- What the exercise asks -
Starting at the line containing "Recreate this image", copy each line exactly, ending with the line containing "(0,0) rectangle (1084,1869);". Leave out everything else.
----- Exercise data
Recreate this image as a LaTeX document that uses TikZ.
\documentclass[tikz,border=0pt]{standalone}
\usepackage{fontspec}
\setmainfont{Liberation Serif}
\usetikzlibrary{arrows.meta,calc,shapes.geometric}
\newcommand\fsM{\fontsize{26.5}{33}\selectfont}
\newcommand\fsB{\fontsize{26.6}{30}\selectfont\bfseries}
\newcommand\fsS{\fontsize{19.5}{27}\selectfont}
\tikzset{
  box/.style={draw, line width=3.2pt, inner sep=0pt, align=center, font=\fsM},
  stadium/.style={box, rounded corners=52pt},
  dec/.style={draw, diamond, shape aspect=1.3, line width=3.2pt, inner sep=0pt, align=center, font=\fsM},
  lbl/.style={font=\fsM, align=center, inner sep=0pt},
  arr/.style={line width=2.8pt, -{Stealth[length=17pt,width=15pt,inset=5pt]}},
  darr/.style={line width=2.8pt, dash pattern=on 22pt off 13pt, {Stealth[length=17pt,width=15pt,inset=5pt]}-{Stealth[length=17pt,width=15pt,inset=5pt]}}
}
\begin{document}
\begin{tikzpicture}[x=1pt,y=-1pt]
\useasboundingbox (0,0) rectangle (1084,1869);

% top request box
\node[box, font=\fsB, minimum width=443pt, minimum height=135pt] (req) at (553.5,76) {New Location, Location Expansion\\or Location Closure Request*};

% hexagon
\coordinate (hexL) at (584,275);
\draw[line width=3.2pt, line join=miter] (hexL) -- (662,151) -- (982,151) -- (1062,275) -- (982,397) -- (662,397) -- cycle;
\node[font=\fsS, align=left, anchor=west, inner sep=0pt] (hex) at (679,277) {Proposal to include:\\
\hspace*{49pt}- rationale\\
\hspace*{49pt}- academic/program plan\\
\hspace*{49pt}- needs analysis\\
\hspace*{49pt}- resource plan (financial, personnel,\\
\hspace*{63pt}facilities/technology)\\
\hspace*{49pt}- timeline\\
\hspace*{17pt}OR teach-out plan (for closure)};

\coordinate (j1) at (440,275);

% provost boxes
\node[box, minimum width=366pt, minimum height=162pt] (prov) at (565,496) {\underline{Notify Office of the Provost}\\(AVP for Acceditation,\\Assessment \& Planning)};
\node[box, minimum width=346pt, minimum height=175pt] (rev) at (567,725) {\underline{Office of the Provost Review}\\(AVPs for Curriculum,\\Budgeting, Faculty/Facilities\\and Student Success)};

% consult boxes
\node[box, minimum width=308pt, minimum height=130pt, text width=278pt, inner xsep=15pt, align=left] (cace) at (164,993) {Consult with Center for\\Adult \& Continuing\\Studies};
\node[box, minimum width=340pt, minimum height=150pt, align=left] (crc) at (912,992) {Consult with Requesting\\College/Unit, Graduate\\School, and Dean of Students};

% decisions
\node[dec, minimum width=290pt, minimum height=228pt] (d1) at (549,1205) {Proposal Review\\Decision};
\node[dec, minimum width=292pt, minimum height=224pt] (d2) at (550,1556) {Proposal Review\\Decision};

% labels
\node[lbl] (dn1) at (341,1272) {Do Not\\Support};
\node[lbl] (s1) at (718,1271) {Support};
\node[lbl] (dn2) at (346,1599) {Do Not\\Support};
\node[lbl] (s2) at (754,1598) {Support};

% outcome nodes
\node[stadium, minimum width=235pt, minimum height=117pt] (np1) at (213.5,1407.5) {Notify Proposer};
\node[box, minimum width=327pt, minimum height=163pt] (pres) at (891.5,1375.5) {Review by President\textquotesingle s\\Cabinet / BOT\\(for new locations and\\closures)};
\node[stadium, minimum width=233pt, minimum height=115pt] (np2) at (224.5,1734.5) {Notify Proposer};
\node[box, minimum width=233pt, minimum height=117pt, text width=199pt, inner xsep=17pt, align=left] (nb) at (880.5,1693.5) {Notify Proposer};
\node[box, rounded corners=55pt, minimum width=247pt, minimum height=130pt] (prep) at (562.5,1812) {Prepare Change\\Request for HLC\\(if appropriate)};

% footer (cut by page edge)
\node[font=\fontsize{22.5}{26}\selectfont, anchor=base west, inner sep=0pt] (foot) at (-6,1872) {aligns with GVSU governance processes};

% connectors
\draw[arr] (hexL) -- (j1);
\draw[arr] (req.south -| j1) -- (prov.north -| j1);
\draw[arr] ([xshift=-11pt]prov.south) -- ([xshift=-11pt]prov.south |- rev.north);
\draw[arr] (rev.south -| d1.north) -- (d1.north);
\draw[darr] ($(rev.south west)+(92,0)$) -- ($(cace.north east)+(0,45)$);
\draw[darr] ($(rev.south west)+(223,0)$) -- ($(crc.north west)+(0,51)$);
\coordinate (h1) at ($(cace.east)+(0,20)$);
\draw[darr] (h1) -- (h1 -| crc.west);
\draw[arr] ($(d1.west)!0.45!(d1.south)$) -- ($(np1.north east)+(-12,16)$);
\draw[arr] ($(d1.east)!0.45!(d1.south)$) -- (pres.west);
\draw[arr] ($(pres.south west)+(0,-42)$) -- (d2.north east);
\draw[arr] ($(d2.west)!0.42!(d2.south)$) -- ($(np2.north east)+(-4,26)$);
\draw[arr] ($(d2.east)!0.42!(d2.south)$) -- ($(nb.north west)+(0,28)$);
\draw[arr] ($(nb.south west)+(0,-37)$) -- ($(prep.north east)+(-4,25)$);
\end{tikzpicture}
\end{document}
----------
----- Exercise data
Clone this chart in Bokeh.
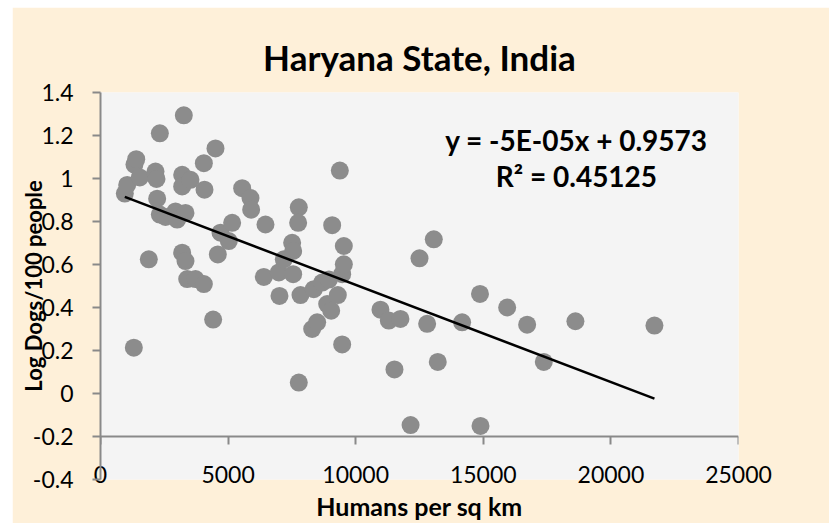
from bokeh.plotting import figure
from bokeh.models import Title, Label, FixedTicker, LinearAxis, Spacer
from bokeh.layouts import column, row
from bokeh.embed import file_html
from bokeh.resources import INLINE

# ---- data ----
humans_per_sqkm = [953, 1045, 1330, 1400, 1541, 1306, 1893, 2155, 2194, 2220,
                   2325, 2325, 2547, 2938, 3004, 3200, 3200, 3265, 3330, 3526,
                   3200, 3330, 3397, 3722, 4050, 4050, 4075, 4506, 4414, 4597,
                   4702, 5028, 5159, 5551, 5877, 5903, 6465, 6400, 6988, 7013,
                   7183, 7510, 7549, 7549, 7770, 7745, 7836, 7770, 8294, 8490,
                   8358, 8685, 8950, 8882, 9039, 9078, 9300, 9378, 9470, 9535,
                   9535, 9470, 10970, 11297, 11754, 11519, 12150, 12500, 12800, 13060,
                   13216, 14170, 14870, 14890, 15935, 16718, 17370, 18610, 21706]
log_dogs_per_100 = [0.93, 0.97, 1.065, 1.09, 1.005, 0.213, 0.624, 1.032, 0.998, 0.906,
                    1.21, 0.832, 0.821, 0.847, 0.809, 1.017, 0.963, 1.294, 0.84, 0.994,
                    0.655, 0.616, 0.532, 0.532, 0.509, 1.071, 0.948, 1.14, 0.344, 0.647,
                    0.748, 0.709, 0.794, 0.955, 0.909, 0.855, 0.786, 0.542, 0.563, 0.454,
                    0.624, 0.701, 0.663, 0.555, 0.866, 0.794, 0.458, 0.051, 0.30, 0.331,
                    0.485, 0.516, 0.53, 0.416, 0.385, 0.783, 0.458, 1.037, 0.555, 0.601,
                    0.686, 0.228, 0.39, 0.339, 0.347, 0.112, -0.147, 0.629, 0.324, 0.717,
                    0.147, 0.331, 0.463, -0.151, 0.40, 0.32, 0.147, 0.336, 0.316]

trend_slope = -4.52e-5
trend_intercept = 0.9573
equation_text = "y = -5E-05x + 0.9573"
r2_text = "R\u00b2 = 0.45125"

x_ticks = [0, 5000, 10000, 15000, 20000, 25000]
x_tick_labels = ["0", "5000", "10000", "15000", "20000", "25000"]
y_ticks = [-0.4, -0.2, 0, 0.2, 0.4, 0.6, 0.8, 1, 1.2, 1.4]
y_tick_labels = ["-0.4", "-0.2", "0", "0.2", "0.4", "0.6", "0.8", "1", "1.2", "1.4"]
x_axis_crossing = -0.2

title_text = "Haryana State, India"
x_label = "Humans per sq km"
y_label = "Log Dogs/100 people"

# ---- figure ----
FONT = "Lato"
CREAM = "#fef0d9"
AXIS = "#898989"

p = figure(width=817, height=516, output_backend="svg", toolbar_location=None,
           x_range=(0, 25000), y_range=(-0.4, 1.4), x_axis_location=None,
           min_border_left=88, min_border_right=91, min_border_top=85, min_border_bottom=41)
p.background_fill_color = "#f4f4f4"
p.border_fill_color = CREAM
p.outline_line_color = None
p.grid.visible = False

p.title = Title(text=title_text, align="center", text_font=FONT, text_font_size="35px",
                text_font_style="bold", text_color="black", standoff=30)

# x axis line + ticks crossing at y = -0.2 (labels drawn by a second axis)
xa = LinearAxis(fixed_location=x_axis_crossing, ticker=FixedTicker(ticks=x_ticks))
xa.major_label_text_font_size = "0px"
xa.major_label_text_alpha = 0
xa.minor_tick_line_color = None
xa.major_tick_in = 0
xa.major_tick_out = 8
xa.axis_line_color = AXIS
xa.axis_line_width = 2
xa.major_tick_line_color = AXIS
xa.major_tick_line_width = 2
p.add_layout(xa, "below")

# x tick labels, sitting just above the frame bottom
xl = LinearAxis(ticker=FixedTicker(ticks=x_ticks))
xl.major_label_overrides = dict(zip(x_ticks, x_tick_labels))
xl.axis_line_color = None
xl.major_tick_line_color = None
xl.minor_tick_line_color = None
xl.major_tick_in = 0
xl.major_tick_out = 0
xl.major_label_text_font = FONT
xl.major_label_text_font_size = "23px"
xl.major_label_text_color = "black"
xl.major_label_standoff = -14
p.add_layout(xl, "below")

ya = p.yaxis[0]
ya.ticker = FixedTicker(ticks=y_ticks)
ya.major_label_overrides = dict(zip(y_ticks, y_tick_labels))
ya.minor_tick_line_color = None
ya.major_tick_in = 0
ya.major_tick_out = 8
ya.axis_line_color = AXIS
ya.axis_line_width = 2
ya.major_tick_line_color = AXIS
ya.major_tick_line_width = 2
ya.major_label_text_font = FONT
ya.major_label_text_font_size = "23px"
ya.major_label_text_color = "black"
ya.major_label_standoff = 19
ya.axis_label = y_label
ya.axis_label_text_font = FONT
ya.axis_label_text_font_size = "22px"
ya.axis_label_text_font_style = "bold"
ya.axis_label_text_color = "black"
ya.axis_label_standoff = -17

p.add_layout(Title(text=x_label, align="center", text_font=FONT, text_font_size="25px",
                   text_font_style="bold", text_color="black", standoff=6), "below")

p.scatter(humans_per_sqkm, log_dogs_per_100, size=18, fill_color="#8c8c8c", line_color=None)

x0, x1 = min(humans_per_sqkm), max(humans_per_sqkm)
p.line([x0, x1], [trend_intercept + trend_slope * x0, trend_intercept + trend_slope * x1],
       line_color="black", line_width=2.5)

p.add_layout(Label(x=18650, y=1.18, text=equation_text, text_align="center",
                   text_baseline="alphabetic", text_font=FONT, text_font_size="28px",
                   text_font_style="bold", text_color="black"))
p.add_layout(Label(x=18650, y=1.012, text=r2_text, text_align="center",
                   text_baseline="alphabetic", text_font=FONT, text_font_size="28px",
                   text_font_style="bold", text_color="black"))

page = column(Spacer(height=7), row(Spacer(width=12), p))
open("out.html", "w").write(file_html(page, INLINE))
----------
----- Exercise data
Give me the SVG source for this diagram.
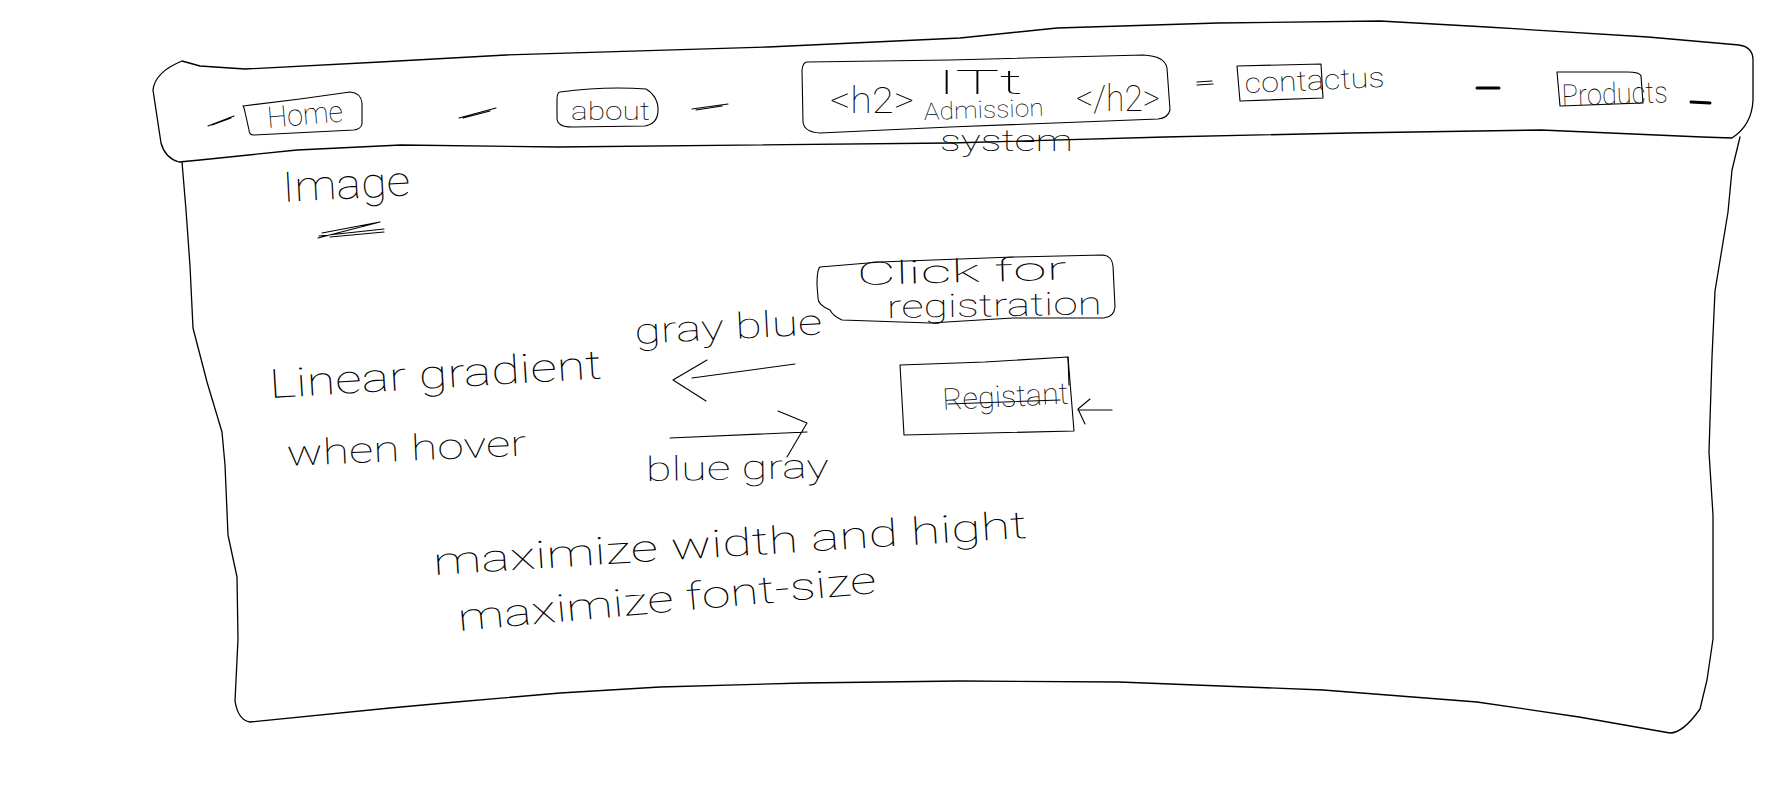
----------
- Worked answer -
Recreate this image as a LaTeX document that uses TikZ.
\documentclass[tikz,border=0pt]{standalone}
\usepackage{fontspec}
\setmainfont{Liberation Serif}
\usetikzlibrary{arrows.meta,calc,shapes.geometric}
\newcommand\fsM{\fontsize{26.5}{33}\selectfont}
\newcommand\fsB{\fontsize{26.6}{30}\selectfont\bfseries}
\newcommand\fsS{\fontsize{19.5}{27}\selectfont}
\tikzset{
  box/.style={draw, line width=3.2pt, inner sep=0pt, align=center, font=\fsM},
  stadium/.style={box, rounded corners=52pt},
  dec/.style={draw, diamond, shape aspect=1.3, line width=3.2pt, inner sep=0pt, align=center, font=\fsM},
  lbl/.style={font=\fsM, align=center, inner sep=0pt},
  arr/.style={line width=2.8pt, -{Stealth[length=17pt,width=15pt,inset=5pt]}},
  darr/.style={line width=2.8pt, dash pattern=on 22pt off 13pt, {Stealth[length=17pt,width=15pt,inset=5pt]}-{Stealth[length=17pt,width=15pt,inset=5pt]}}
}
\begin{document}
\begin{tikzpicture}[x=1pt,y=-1pt]
\useasboundingbox (0,0) rectangle (1084,1869);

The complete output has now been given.